Dear HR Executive:
The pandemic has already radically changed the workforce in the U.S. Nearly 40% of all employees are working remotely at the moment. There seems to be little doubt that there will be a continued shift towards working outside of the office, even after the pandemic subsides to a tolerable level.
This change necessitates a need to develop new skills. Managing virtual employees, teams and projects, is not a skill set that has been widespread with HR in most industries. However, the times require that you embrace the unfamiliar and incorporate new kinds of employee training and engagement.
The most challenging aspect of the new virtual workplace will be the collaborative process. Its success will likely have the greatest impact in the short term. If your employees fail to work together even while they’re physically apart, then essentially everything else will grind to a halt.
To frame it another way, while individuals may believe they benefit from working remotely, teams and projects will likely not benefit. The work place has not been designed for the proposed percentage of people that may no longer come into the office. The office rituals and nuances that have become part of the success of firms and their work flows will need to be rethought.
However, that redesign will likely occur after there is a breakdown. Then, only after the breakdown, will new processes be brought into play and they will likely require time to evolve, all impacting efficiencies and effecting top and bottom line. That is, unless you anticipate the potential breakdown, and act accordingly.

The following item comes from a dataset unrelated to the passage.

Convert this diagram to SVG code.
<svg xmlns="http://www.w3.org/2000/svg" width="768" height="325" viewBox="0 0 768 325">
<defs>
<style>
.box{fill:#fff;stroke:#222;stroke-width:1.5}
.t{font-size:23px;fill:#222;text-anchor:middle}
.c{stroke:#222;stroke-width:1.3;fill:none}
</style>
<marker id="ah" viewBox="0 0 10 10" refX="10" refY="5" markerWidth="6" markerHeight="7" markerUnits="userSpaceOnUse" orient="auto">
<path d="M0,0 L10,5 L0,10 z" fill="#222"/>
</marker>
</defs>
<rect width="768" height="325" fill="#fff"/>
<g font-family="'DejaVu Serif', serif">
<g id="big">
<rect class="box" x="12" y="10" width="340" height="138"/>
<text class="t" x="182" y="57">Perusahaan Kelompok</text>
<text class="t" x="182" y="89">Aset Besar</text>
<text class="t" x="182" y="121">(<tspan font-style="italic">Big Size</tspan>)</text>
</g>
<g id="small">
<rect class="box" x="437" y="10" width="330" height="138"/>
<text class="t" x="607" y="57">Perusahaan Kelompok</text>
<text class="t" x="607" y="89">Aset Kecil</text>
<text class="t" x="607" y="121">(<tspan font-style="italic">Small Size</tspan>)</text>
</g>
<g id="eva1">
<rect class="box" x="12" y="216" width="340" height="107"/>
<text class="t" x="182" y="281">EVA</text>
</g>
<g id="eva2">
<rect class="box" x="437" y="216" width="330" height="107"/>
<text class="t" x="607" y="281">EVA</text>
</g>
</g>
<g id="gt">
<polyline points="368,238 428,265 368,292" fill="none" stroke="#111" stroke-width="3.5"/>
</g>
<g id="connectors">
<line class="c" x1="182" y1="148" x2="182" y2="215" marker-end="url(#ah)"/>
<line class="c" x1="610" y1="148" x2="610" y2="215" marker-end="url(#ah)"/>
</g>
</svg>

New hiring initiatives may also include a closer examination of the WAHQ (Work-At-Home-Quotient) as individuals and teams are examined for their likely ability to be wired to work effectively in a virtual environment. Assessing a prospective employee can be done in a number of ways, including references, interviews (virtual, of course) and aptitude tests that measure social skills and empathy levels. Equally important is looking at the career trajectory and goals that prospective employees have for themselves as well.
Changing the playing field is going to change the learning curve. Does being remote from “corporate” mean being out of the circle of influence? Individuals who took non-salaried positions and contract work in the past, found this to be one of the challenges to their career advancement.
How will employees be mentored virtually and who will be able to do it? Mentoring from afar takes more time and deliberate scheduling versus the on-the-job mentoring which can occur in real time.
However, the first step is recognizing the challenge. I’ll have more thoughts on solutions to the problems of remote working in the coming weeks.